▸ Directions for this task
Write out the listing below in full and exactly, leaving out every picture.
━━ Supplied data ━━
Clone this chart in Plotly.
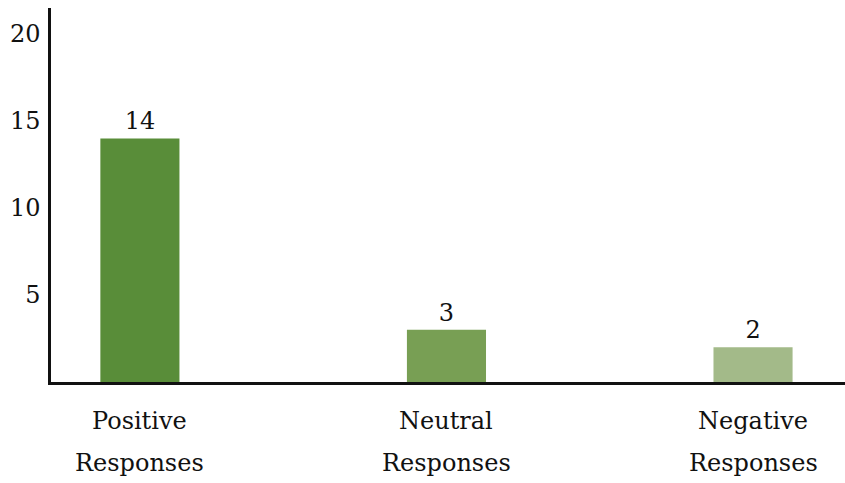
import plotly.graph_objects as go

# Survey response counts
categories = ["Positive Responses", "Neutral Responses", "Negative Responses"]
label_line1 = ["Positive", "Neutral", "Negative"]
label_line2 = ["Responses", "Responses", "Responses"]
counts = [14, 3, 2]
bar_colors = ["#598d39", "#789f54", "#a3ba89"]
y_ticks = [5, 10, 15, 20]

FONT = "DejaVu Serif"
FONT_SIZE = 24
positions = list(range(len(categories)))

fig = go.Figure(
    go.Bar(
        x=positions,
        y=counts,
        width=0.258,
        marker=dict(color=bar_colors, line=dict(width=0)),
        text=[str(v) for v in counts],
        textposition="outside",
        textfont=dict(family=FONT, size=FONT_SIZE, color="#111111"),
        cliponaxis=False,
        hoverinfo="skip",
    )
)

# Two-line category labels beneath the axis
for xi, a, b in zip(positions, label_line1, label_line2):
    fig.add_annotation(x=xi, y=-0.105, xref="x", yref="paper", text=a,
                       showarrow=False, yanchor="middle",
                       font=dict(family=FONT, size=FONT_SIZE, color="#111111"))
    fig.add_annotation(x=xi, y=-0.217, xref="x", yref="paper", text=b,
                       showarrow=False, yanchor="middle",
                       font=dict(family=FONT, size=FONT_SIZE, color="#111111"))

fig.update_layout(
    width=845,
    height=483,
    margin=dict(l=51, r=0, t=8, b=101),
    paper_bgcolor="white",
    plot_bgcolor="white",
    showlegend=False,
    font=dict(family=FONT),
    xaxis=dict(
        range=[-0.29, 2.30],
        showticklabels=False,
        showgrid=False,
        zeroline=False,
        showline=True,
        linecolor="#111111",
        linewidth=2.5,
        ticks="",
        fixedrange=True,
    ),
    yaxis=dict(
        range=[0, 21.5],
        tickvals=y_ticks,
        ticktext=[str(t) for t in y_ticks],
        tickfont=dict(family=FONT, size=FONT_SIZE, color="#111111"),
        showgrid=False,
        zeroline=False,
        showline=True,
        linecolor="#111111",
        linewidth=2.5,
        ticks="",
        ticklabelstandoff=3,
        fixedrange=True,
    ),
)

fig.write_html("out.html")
━━━
▸ Right answer
Clone this chart in Plotly.
import plotly.graph_objects as go

# Survey response counts
categories = ["Positive Responses", "Neutral Responses", "Negative Responses"]
label_line1 = ["Positive", "Neutral", "Negative"]
label_line2 = ["Responses", "Responses", "Responses"]
counts = [14, 3, 2]
bar_colors = ["#598d39", "#789f54", "#a3ba89"]
y_ticks = [5, 10, 15, 20]

FONT = "DejaVu Serif"
FONT_SIZE = 24
positions = list(range(len(categories)))

fig = go.Figure(
    go.Bar(
        x=positions,
        y=counts,
        width=0.258,
        marker=dict(color=bar_colors, line=dict(width=0)),
        text=[str(v) for v in counts],
        textposition="outside",
        textfont=dict(family=FONT, size=FONT_SIZE, color="#111111"),
        cliponaxis=False,
        hoverinfo="skip",
    )
)

# Two-line category labels beneath the axis
for xi, a, b in zip(positions, label_line1, label_line2):
    fig.add_annotation(x=xi, y=-0.105, xref="x", yref="paper", text=a,
                       showarrow=False, yanchor="middle",
                       font=dict(family=FONT, size=FONT_SIZE, color="#111111"))
    fig.add_annotation(x=xi, y=-0.217, xref="x", yref="paper", text=b,
                       showarrow=False, yanchor="middle",
                       font=dict(family=FONT, size=FONT_SIZE, color="#111111"))

fig.update_layout(
    width=845,
    height=483,
    margin=dict(l=51, r=0, t=8, b=101),
    paper_bgcolor="white",
    plot_bgcolor="white",
    showlegend=False,
    font=dict(family=FONT),
    xaxis=dict(
        range=[-0.29, 2.30],
        showticklabels=False,
        showgrid=False,
        zeroline=False,
        showline=True,
        linecolor="#111111",
        linewidth=2.5,
        ticks="",
        fixedrange=True,
    ),
    yaxis=dict(
        range=[0, 21.5],
        tickvals=y_ticks,
        ticktext=[str(t) for t in y_ticks],
        tickfont=dict(family=FONT, size=FONT_SIZE, color="#111111"),
        showgrid=False,
        zeroline=False,
        showline=True,
        linecolor="#111111",
        linewidth=2.5,
        ticks="",
        ticklabelstandoff=3,
        fixedrange=True,
    ),
)

fig.write_html("out.html")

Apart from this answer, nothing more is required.